Una de las cosas que más me jorobaba de crío era que, después de haberme hostiado en el patio con algún compañero, viniera el profe enrollado de turno con la consabida cantinela: “Y ahora os dais un abrazo y volvéis a ser amigos”. A uno, que ya entonces creía tener algo parecido a principios, aquella pacificación por decreto le parecía, además de una intromisión intolerable, una memez. De hecho, al abrazo forzado solía acompañarle un susurro recíproco: “A la salida te espero”. Y, efectivamente, después del timbre y fuera de los límites escolares, a salvo de la autoridad competente, retomábamos la pelea.
A partir de ahí, se abría un mundo de posibilidades. Igual podías pasarte dos meses a tortazo limpio que te convertías en uña y carne del que te había desguazado las gafas. Lo más habitual, sin embargo, era mantener con él una convivencia tensa que tendía a la indiferencia. La vida seguía, eso era todo, y había nuevos enemigos, juegos, parciales de mates o amoríos tempranos que atender. Aunque no pensáramos en ello, sabíamos que la infancia era muy corta.
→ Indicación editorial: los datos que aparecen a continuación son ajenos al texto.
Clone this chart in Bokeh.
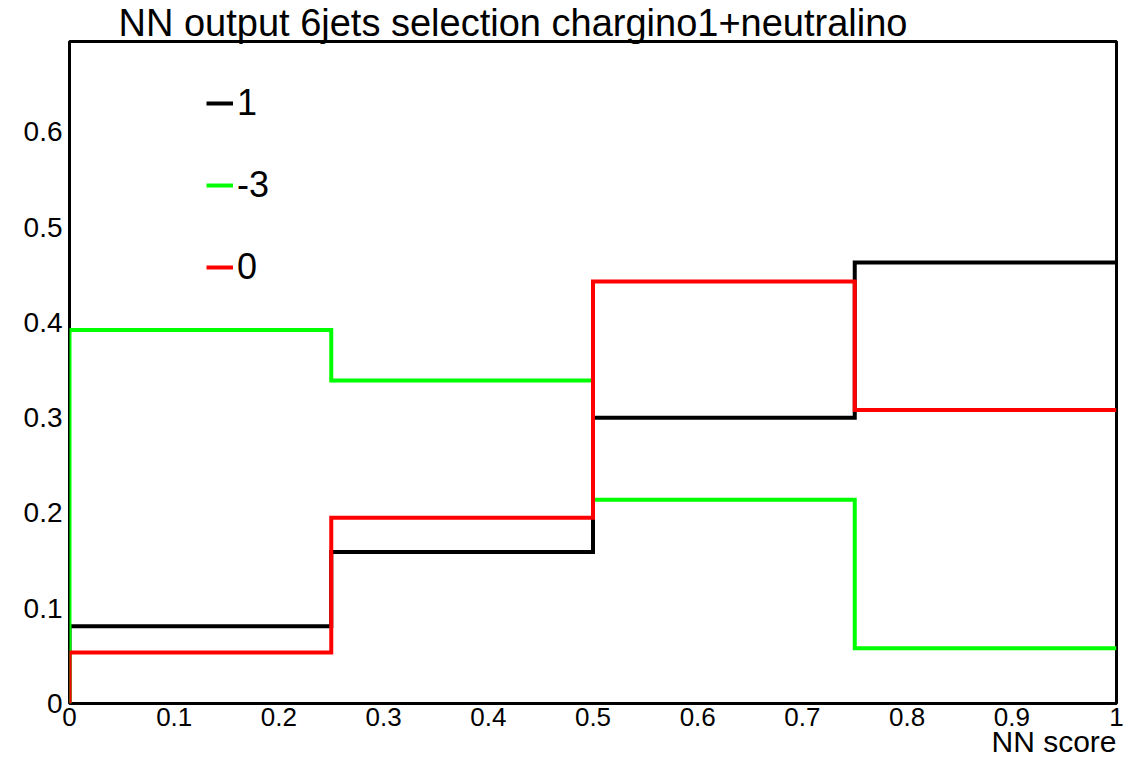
from bokeh.plotting import figure
from bokeh.embed import file_html
from bokeh.resources import INLINE
from bokeh.models import Range1d, FixedTicker, Legend, LegendItem, Title

# ---- data ----
bin_edges = [0.0, 0.25, 0.5, 0.75, 1.0]
series_names = ["1", "-3", "0"]
vals_1 = [0.081, 0.159, 0.300, 0.463]
vals_m3 = [0.392, 0.339, 0.214, 0.058]
vals_0 = [0.0535, 0.195, 0.443, 0.308]
colors = ["#000000", "#00ff00", "#ff0000"]
x_ticks = [0, 0.1, 0.2, 0.3, 0.4, 0.5, 0.6, 0.7, 0.8, 0.9, 1.0]
x_tick_labels = ["0", "0.1", "0.2", "0.3", "0.4", "0.5", "0.6", "0.7", "0.8", "0.9", "1"]
y_ticks = [0, 0.1, 0.2, 0.3, 0.4, 0.5, 0.6]
y_tick_labels = ["0", "0.1", "0.2", "0.3", "0.4", "0.5", "0.6"]
title_text = "NN output 6jets selection chargino1+neutralino"
x_label = "NN score"

FONT = "Liberation Sans"

p = figure(width=1132, height=761, output_backend="svg", toolbar_location=None,
           x_range=Range1d(0, 1), y_range=Range1d(0, 0.695),
           min_border_left=69, min_border_right=16, min_border_top=41, min_border_bottom=58)
p.title.visible = False
p.xgrid.visible = False
p.ygrid.visible = False
p.outline_line_color = "black"
p.outline_line_width = 3
p.background_fill_color = "white"
p.border_fill_color = "white"

for ax in (p.xaxis[0], p.yaxis[0]):
    ax.axis_line_color = None
    ax.major_tick_line_color = None
    ax.minor_tick_line_color = None
    ax.major_tick_out = 0
    ax.major_tick_in = 0
    ax.minor_tick_out = 0
    ax.minor_tick_in = 0
    ax.major_label_text_font = FONT
    ax.major_label_text_color = "black"

p.xaxis.major_label_text_font_size = "26px"
p.yaxis.major_label_text_font_size = "28px"
p.xaxis.ticker = FixedTicker(ticks=x_ticks)
p.xaxis.major_label_overrides = {t: l for t, l in zip(x_ticks, x_tick_labels)}
p.xaxis.major_label_standoff = 4
p.yaxis.ticker = FixedTicker(ticks=y_ticks)
p.yaxis.major_label_overrides = {t: l for t, l in zip(y_ticks, y_tick_labels)}
p.yaxis.major_label_standoff = 7


def step_xy(edges, vals):
    xs = [edges[0]]
    ys = [0.0]
    for i, v in enumerate(vals):
        xs += [edges[i], edges[i + 1]]
        ys += [v, v]
    return xs, ys


items = []
for name, vals, c in zip(series_names, [vals_1, vals_m3, vals_0], colors):
    xs, ys = step_xy(bin_edges, vals)
    r = p.line(xs, ys, line_color=c, line_width=4, line_join="miter")
    items.append(LegendItem(label=name, renderers=[r]))

legend = Legend(items=items, location=(137, 415), orientation="vertical",
                border_line_color=None, background_fill_alpha=0,
                label_text_font=FONT, label_text_font_size="36px", label_text_color="black",
                glyph_width=27, glyph_height=20, label_height=20, label_standoff=4,
                spacing=40, padding=0, margin=0)
p.add_layout(legend, "center")

t = Title(text=title_text, text_font=FONT, text_font_size="38px", text_font_style="normal",
          text_color="black", align="left", offset=49, standoff=-4)
p.add_layout(t, "above")

xl = Title(text=x_label, text_font=FONT, text_font_size="30px", text_font_style="normal",
           text_color="black", align="right", standoff=-12)
p.add_layout(xl, "below")

open("out.html", "w").write(file_html(p, INLINE))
Hoy, certificado eso último con una barba canosa y algunos achaques, sigo teniendo la misma desconfianza en la reconciliación obligatoria. No discuto las encomiables intenciones de los que la portan todo el día en la boca, pero dudo sinceramente que se pueda llevar a la práctica. Claro que me emociono como el que más leyendo o viendo uno de esos reportajes en que un terrorista y un familiar de una de sus víctimas comparten un café y tres reflexiones. Pero, aparte de que aún estoy por ver lo mismo entre un torturador y un torturado, no se me escapa que es una excepción.
Lo normal, lo humanamente normal, es que quien ha sufrido no quiera tener mucho que ver con quien juzga responsable de su padecimiento. Deberíamos conformarnos con la certidumbre de que esas situaciones no se van a volver a repetir. Y quien desee reconciliarse, que lo haga.
Magnífica reflexión, Javier. Sin duda, la capacidad de perdón y olvido absoluto no es algo que sobre en la condición humana. Con soportarnos y no volver a hacernos daño ya sería un logro.
http://casaquerida.com/2012/02/26/el-dia-de-la-lechuza/
Pienso lo mismo, y añadiria a demás que la reconciliación obligatoria es un gesto que resulta un poco humillante a quien recibe la oferta porque no ha pasado tiempo suficiente como para que las heridas se cierren.
Hacerlo de manera forzosa seria cerrar esa herida en falso y la falsedad es un caldo de cultivo excelente para que vuelvan a aflorar odios viejos.
Creo que hay que intentar de todo para la pacificación, pero manteniendo sus tiempos.
Amén
Hausnarketa oso ona Javier. Ondo izan.
Se ve que pensamos diferente. Mis mejores amistades -y las más duraderas- han partido de enfrentamientos. Lo crea o no es así.
No es que no tenga amistades nacidas del mero y normal feeling, pero las mejores han sido tras sendas reconciliaciones.
MUY BUENO, TE FELICITO Y DECIRTE QUE ME GUSTA MUCHO LEERTE. UN SALUDO
Me parece una reflexión acabadísima. Me he emocionado un poco porque acabo de leer la crónica de los tratos en prisión de las últimas detenciones…La situación no está para bobadas y desprecios… puede que como todo N.M,
( necesite mejorar) mas no estamos para desplantes updeianos …Si quienes se autoproclaman cristianísimos son en realidad sepulcros blanqueados, pocas lecciones de nada pueden dar a quienes optamos por la moral laica del derecho a ser y vivir como personas y el deber de los gobernantes a tratarnos como tales… salrios incluídos.
Creo que hay que distinguir entre la reconciliación individual, entre dos personas, que nunca debe ser obligatoria, y la reconciliación social, cuyo objetivo es tratarnos con respeto y reparar el daño padecido. Esta última no es obligatoria pero sí necesaria en casos como el nuestro.
Paul: Creo que hablamos de lo mismo. Lo que pasa es que tú lo llamas «reconciliación social» y yo, convivencia. Y de utilizar otra palabra, hablaría de conciliación. El prefijo RE implica que había un concilio previo. Y no se da ese caso en la mayoría de las situaciones.
Claro que para mi lo ideal (¿o lo idílico’) es que todos estuviéramos a partir un piñón. Pero de momento, haciendo un juego de palabras, me basta con que no nos partamos los piños.